Spill-over from corn fields

One of the recent Science studies investigated the implications of neonicotinoids use for bees living in the neighbourhood of Canadian cornfields. Although corn gets pollinated through the air, traces of the water soluble pesticides could spill over from fields into the surrounding environment and came into contact with wild flowers. Indeed, the Canadian researchers were able to show that even the use of neonicotinoids for plants pollinated by air, negatively affect bee populations living close by and increases their mortality rate.

Location-dependent consequences

The second study published in Science was a collaboration that took place at 33 large farmland sites spread across the UK, Germany and Hungary. The researchers involved investigated to what extent neonicotinoid-treated canola affects bee colonies in their countries.The £2,8 million cost of the research was met by agrochemicals giants Syngenta and Bayer, the companies that sell the two neonics tested. The companies were not involved in the design and the reporting of the study.

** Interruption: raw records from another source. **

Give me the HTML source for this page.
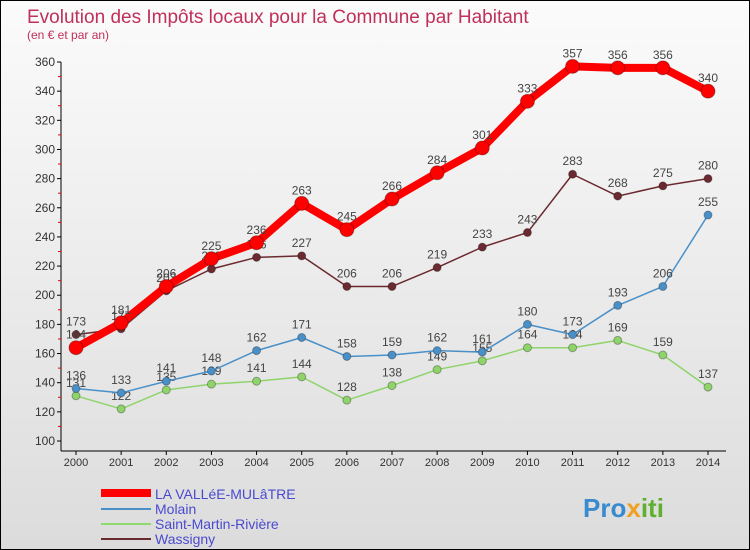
<!DOCTYPE html>
<html><head><meta charset="utf-8"><style>
body{margin:0}
#c{width:748px;height:548px;border:1px solid #000;background:linear-gradient(#fbfbfb,#dcdcdc);position:relative;font-family:"Liberation Sans",sans-serif;overflow:hidden}
text{font-family:"Liberation Sans",sans-serif}
</style></head><body>
<div id="c">
<svg id="s" width="748" height="548">
<text x="26" y="22" font-size="19" fill="#c0305a">Evolution des Impôts locaux pour la Commune par Habitant</text>
<text x="26" y="38" font-size="12" fill="#c0305a">(en € et par an)</text>
<g id="axes"></g><g id="series"></g>
<g>
<line x1="100" y1="492" x2="150" y2="492" stroke="#f00" stroke-width="8"/>
<text x="154" y="498" font-size="14" fill="#4a4ad0">LA VALLéE-MULâTRE</text>
<line x1="100" y1="508" x2="150" y2="508" stroke="#4a90c8" stroke-width="2"/>
<text x="154" y="513" font-size="14" fill="#4a4ad0">Molain</text>
<line x1="100" y1="523" x2="150" y2="523" stroke="#90d870" stroke-width="2"/>
<text x="154" y="528" font-size="14" fill="#4a4ad0">Saint-Martin-Rivière</text>
<line x1="100" y1="538" x2="150" y2="538" stroke="#6b2a30" stroke-width="2"/>
<text x="154" y="543" font-size="14" fill="#4a4ad0">Wassigny</text>
</g>
<text x="582" y="516" font-size="26" font-weight="bold" fill="#3a8ad0">Pro<tspan fill="#f0a020">x</tspan><tspan fill="#60b030">iti</tspan></text>
</svg>
</div>
<script>
const years=[2000,2001,2002,2003,2004,2005,2006,2007,2008,2009,2010,2011,2012,2013,2014];
const yTicks=[100,120,140,160,180,200,220,240,260,280,300,320,340,360];
const vallee=[164,181,206,225,236,263,245,266,284,301,333,357,356,356,340];
const molain=[136,133,141,148,162,171,158,159,162,161,180,173,193,206,255];
const stMartin=[131,122,135,139,141,144,128,138,149,155,164,164,169,159,137];
const wassigny=[173,177,203,218,226,227,206,206,219,233,243,283,268,275,280];
const NS='http://www.w3.org/2000/svg';
const X=i=>75+i*(707-75)/14;
const Y=v=>440-(v-100)*(440-61)/260;
function mk(t,a,p){const e=document.createElementNS(NS,t);for(const k in a)e.setAttribute(k,a[k]);p.appendChild(e);return e;}
const ax=document.getElementById('axes');
const yl=mk('line',{x1:60,y1:61,x2:60,y2:450,stroke:'#000'},ax);


const xl=mk('line',{x1:60,y1:450,x2:725,y2:450,stroke:'#000'},ax);


yTicks.forEach(v=>{
 mk('line',{x1:56,y1:Y(v),x2:60,y2:Y(v),stroke:'#000'},ax);
 if(v<360)mk('line',{x1:57,y1:Y(v+10),x2:60,y2:Y(v+10),stroke:'#e00'},ax);
 const t=mk('text',{x:54,y:Y(v)+4,'font-size':12,'text-anchor':'end',fill:'#333'},ax);t.textContent=v;
 
 
});
years.forEach((y,i)=>{
 mk('line',{x1:X(i),y1:450,x2:X(i),y2:454,stroke:'#000'},ax);
 const t=mk('text',{x:X(i),y:465,'font-size':11,'text-anchor':'middle',fill:'#333'},ax);t.textContent=y;
 
 
});
const sg=document.getElementById('series');
function series(vals,color,w,r,name){
 const g=mk('g',{},sg);
 
 
 mk('polyline',{points:vals.map((v,i)=>X(i)+','+Y(v)).join(' '),fill:'none',stroke:color,'stroke-width':w,'stroke-linejoin':'round'},g);
 vals.forEach((v,i)=>{
  const c=mk('circle',{cx:X(i),cy:Y(v),r:r,fill:color,stroke:'rgba(0,0,0,0.3)'},g);
  
  
  const t=mk('text',{x:X(i),y:Y(v)-9,'font-size':12,'text-anchor':'middle',fill:'#444'},g);t.textContent=v;
  
  
 });
}
series(stMartin,'#8fd46a',1.5,4,'saint-martin-series');
series(molain,'#4a90c8',1.5,4,'molain-series');
series(wassigny,'#6b2a30',1.5,4,'wassigny-series');
series(vallee,'#f00',8,7,'la-vallee-series');
</script>
</body></html>
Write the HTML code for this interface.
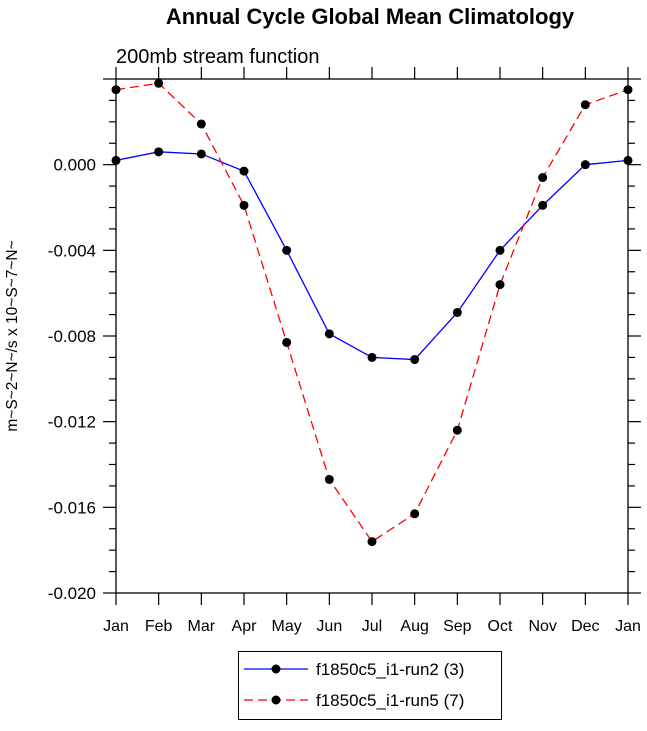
<!DOCTYPE html>
<html><head><meta charset="utf-8"><style>
body{margin:0;background:#fff;}
svg text{font-family:"Liberation Sans",Arial,sans-serif;}
</style></head><body>
<svg id="c" width="647" height="726" xmlns="http://www.w3.org/2000/svg">
<text x="370" y="24" text-anchor="middle" font-size="22" font-weight="bold">Annual Cycle Global Mean Climatology</text>
<text x="116" y="63" font-size="20">200mb stream function</text>
<text transform="translate(17,336) rotate(-90)" text-anchor="middle" font-size="15.5">m~S~2~N~/s x 10~S~7~N~</text>
<g id="axes"></g>
<g id="series"></g>
<g>
<rect x="238.5" y="651.5" width="263" height="68" fill="#fff" stroke="#000"/>
<g>
<line x1="244" y1="669" x2="308" y2="669" stroke="#0000ff" stroke-width="1.3"/>
<circle cx="276" cy="669" r="4.5" fill="#000"/>
<text x="316" y="675" font-size="17">f1850c5_i1-run2 (3)</text></g>
<g>
<line x1="244" y1="700" x2="308" y2="700" stroke="#ff0000" stroke-width="1.3" stroke-dasharray="9,5"/>
<circle cx="276" cy="700" r="4.5" fill="#000"/>
<text x="316" y="706" font-size="17">f1850c5_i1-run5 (7)</text></g>
</g>
</svg>
<script>
const months=["Jan","Feb","Mar","Apr","May","Jun","Jul","Aug","Sep","Oct","Nov","Dec","Jan"];
const run2=[0.0002,0.0006,0.0005,-0.0003,-0.0040,-0.0079,-0.0090,-0.0091,-0.0069,-0.0040,-0.0019,0.0000,0.0002];
const run5=[0.0035,0.0038,0.0019,-0.0019,-0.0083,-0.0147,-0.0176,-0.0163,-0.0124,-0.0056,-0.0006,0.0028,0.0035];
const yTicks=[0.000,-0.004,-0.008,-0.012,-0.016,-0.020];
const yTickLabels=["0.000","-0.004","-0.008","-0.012","-0.016","-0.020"];
const L=116,R=628,T=79,B=593,ymin=-0.020,ymax=0.004;
const X=i=>L+(R-L)*i/(months.length-1);
const Y=v=>B-(v-ymin)/(ymax-ymin)*(B-T);
const NS="http://www.w3.org/2000/svg";
function mk(t,a,p){const e=document.createElementNS(NS,t);for(const k in a)e.setAttribute(k,a[k]);p.appendChild(e);return e;}
const ax=document.getElementById('axes');
const fr=mk('rect',{x:L,y:T,width:R-L,height:B-T,fill:'none',stroke:'#000','stroke-width':1.3},ax);


months.forEach((m,i)=>{
 const x=X(i);
 mk('line',{x1:x,y1:B,x2:x,y2:B+12,stroke:'#000','stroke-width':1.2},ax);
 mk('line',{x1:x,y1:T,x2:x,y2:T-12,stroke:'#000','stroke-width':1.2},ax);
 const t=mk('text',{x:x,y:B+38,'text-anchor':'middle','font-size':16},ax);
 t.textContent=m;
 
 
});
for(let k=0;k<=24;k++){
 const v=ymin+k*0.001,y=Y(v),maj=(k%4===0);
 const len=maj?13:7;
 mk('line',{x1:L,y1:y,x2:L-len,y2:y,stroke:'#000','stroke-width':1.2},ax);
 mk('line',{x1:R,y1:y,x2:R+len,y2:y,stroke:'#000','stroke-width':1.2},ax);
}
yTicks.forEach((v,i)=>{
 const t=mk('text',{x:L-20,y:Y(v)+6,'text-anchor':'end','font-size':17},ax);
 t.textContent=yTickLabels[i];
 
 
});
const sg=document.getElementById('series');
function draw(d,col,dash,name){
 const g=mk('g',{},sg);
 
 
 const p=mk('polyline',{points:d.map((v,i)=>X(i)+','+Y(v)).join(' '),fill:'none',stroke:col,'stroke-width':1.3},g);
 if(dash)p.setAttribute('stroke-dasharray',dash);
 d.forEach((v,i)=>{
  const c=mk('circle',{cx:X(i),cy:Y(v),r:4.5,fill:'#000'},g);
  
  
 });
}
draw(run2,'#0000ff',null,'series-run2');
draw(run5,'#ff0000','9,5','series-run5');
</script>
</body></html>
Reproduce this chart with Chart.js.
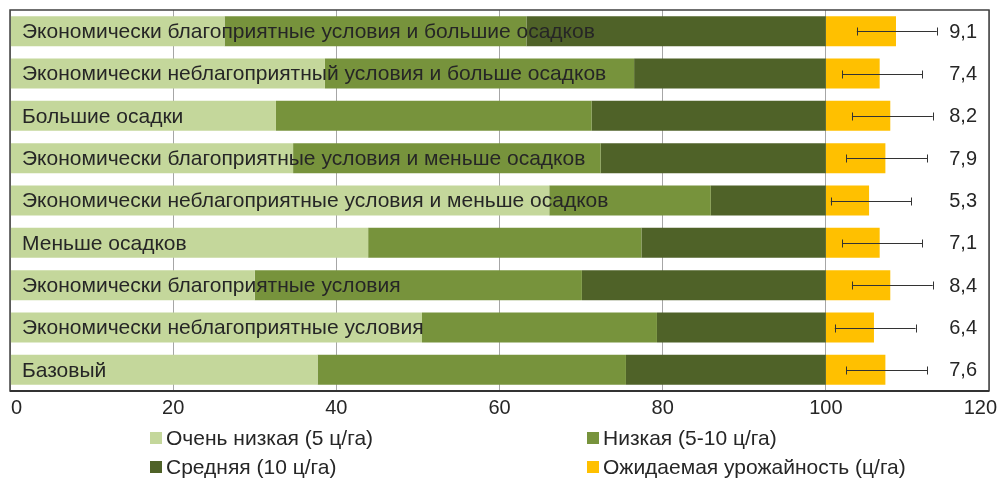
<!DOCTYPE html>
<html>
<head>
<meta charset="utf-8">
<script src="https://cdn.jsdelivr.net/npm/chart.js@4/dist/chart.umd.min.js"></script>
<style>
html,body{margin:0;padding:0;background:#fff;}
#wrap{width:1001px;height:478px;}
</style>
</head>
<body>
<div id="wrap"><canvas id="c" width="1001" height="478"></canvas></div>
<script>
const categories = [
  'Экономически благоприятные условия и большие осадков',
  'Экономически неблагоприятный условия и больше осадков',
  'Большие осадки',
  'Экономически благоприятные условия и меньше осадков',
  'Экономически неблагоприятные условия и меньше осадков',
  'Меньше осадков',
  'Экономически благоприятные условия',
  'Экономически неблагоприятные условия',
  'Базовый'
];
const seriesNames = ['Очень низкая (5 ц/га)', 'Низкая (5-10 ц/га)', 'Средняя (10 ц/га)', 'Ожидаемая урожайность (ц/га)'];
const veryLow = [26.3, 38.6, 32.6, 34.7, 66.1, 43.9, 30.0, 50.5, 37.7];
const low     = [37.0, 37.9, 38.7, 37.7, 19.8, 33.5, 40.1, 28.8, 37.8];
const medium  = [36.7, 23.5, 28.7, 27.6, 14.1, 22.6, 29.9, 20.7, 24.5];
const expectedYield = [8.6, 6.6, 7.9, 7.3, 5.3, 6.6, 7.9, 5.9, 7.3];
const yieldLabels = ['9,1', '7,4', '8,2', '7,9', '5,3', '7,1', '8,4', '6,4', '7,6'];
const errLow  = [3.8, 2.0, 3.2, 2.5, 0.6, 2.0, 3.2, 1.1, 2.5];
const errHigh = [13.6, 11.8, 13.1, 12.4, 10.5, 11.8, 13.1, 11.0, 12.4];
const yieldBase = 100;
const xTicks = [0, 20, 40, 60, 80, 100, 120];

const colors = ['#c4d79b', '#77933c', '#4f6228', '#ffc000'];
const FONT = '"Liberation Sans", Arial, sans-serif';
const TEXT = '#262626';

const overlay = {
  id: 'overlay',
  afterDatasetsDraw(chart) {
    const ctx = chart.ctx, xs = chart.scales.x, ys = chart.scales.y, ca = chart.chartArea;
    ctx.save();
    // error bars
    ctx.strokeStyle = '#333';
    ctx.lineWidth = 1;
    categories.forEach((c, i) => {
      const y = Math.round(ys.getPixelForValue(i)) + 0.5;
      const x1 = xs.getPixelForValue(yieldBase + errLow[i]);
      const x2 = xs.getPixelForValue(yieldBase + errHigh[i]);
      ctx.beginPath();
      ctx.moveTo(x1, y); ctx.lineTo(x2, y);
      ctx.moveTo(Math.round(x1) + 0.5, y - 4); ctx.lineTo(Math.round(x1) + 0.5, y + 4);
      ctx.moveTo(Math.round(x2) + 0.5, y - 4); ctx.lineTo(Math.round(x2) + 0.5, y + 4);
      ctx.stroke();
    });
    // category labels
    ctx.fillStyle = TEXT;
    ctx.font = '21px ' + FONT;
    ctx.textBaseline = 'middle';
    ctx.textAlign = 'left';
    categories.forEach((c, i) => {
      ctx.fillText(c, ca.left + 12, ys.getPixelForValue(i) + 1);
    });
    // value labels
    ctx.font = '20px ' + FONT;
    ctx.textAlign = 'right';
    yieldLabels.forEach((t, i) => {
      ctx.fillText(t, ca.right - 12, ys.getPixelForValue(i) + 1);
    });
    ctx.restore();
  },
  afterDraw(chart) {
    const ctx = chart.ctx, ca = chart.chartArea, xs = chart.scales.x;
    ctx.save();
    ctx.strokeStyle = '#404040';
    ctx.lineWidth = 1.5;
    ctx.strokeRect(ca.left, ca.top, ca.right - ca.left, ca.bottom - ca.top);
    ctx.lineWidth = 2;
    ctx.strokeStyle = '#333';
    ctx.beginPath(); ctx.moveTo(ca.left, ca.bottom); ctx.lineTo(ca.right, ca.bottom); ctx.stroke();
    // x tick labels, kept inside the canvas
    ctx.font = '20px ' + FONT;
    ctx.fillStyle = TEXT;
    ctx.textBaseline = 'middle';
    ctx.textAlign = 'center';
    xTicks.forEach(v => {
      const t = String(v);
      const hw = ctx.measureText(t).width / 2;
      let x = xs.getPixelForValue(v);
      x = Math.max(x, ca.left + hw + 1);
      x = Math.min(x, chart.width - hw - 4);
      ctx.fillText(t, x, ca.bottom + 17);
    });
    // legend
    const cols = [150, 587], rows = [438, 467];
    ctx.font = '21px ' + FONT;
    ctx.textAlign = 'left';
    chart.data.datasets.forEach((ds, i) => {
      const x = cols[i % 2], y = rows[Math.floor(i / 2)];
      ctx.fillStyle = ds.backgroundColor;
      ctx.fillRect(x, y - 6, 12, 12);
      ctx.fillStyle = TEXT;
      ctx.fillText(ds.label, x + 16, y + 1);
    });
    ctx.restore();
  }
};

new Chart(document.getElementById('c'), {
  type: 'bar',
  data: {
    labels: categories,
    datasets: [
      { label: seriesNames[0], data: veryLow, backgroundColor: colors[0] },
      { label: seriesNames[1], data: low, backgroundColor: colors[1] },
      { label: seriesNames[2], data: medium, backgroundColor: colors[2] },
      { label: seriesNames[3], data: expectedYield, backgroundColor: colors[3] }
    ]
  },
  options: {
    indexAxis: 'y',
    responsive: false,
    animation: false,
    devicePixelRatio: 1,
    layout: { padding: { left: 10, right: 12, top: 10, bottom: 0 } },
    datasets: { bar: { barPercentage: 0.71, categoryPercentage: 1, borderWidth: 0 } },
    plugins: { legend: { display: false }, tooltip: { enabled: false } },
    scales: {
      x: {
        stacked: true, min: 0, max: 120,
        afterBuildTicks(s) { s.ticks = xTicks.map(v => ({ value: v })); },
        afterFit(s) { s.height = 87; },
        grid: { color: '#a6a6a6', lineWidth: 1, drawTicks: false },
        border: { display: false },
        ticks: { display: false }
      },
      y: {
        stacked: true, display: false, offset: true,
        grid: { display: false }
      }
    }
  },
  plugins: [overlay]
});
</script>
</body>
</html>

Their results show that the use of this pesticide negatively affects the survival of bees in the UK and Hungary, and reduces their colony size up to a quarter in the following year. Suprisingly, they reported no such effect for the bees in Germany.

However, peers of the scientists not involved in the study are criticising the make-up and planning of the study. They claim the conditions between the countries are not comparable. For instance, the blooming plants close to the canola fields were very different but are important for possible compensatory mechanisms. Moreover, the health of the bees at the beginning of the studies was not controlled for, according to the peers. Therefore other scientists claim the results are not convincing enough to draw final conclusions about the side effects of neonicotinoids.

Although the adverse effects of these pesticides have been discussed among scientists, farmers and politicians for quite some time, there is currently no comprehensive ban regarding the use of neonicotinoids. Since 2013 the European court of justice has ruled that three neonicotinoids deemed particularly dangerous can only be used in very restricted settings. By the end of 2017 the European Food Safety Authority (EFSA) is scheduled to assess the use of pesticides anew. For that decision they will also draw on the results of these recent publications.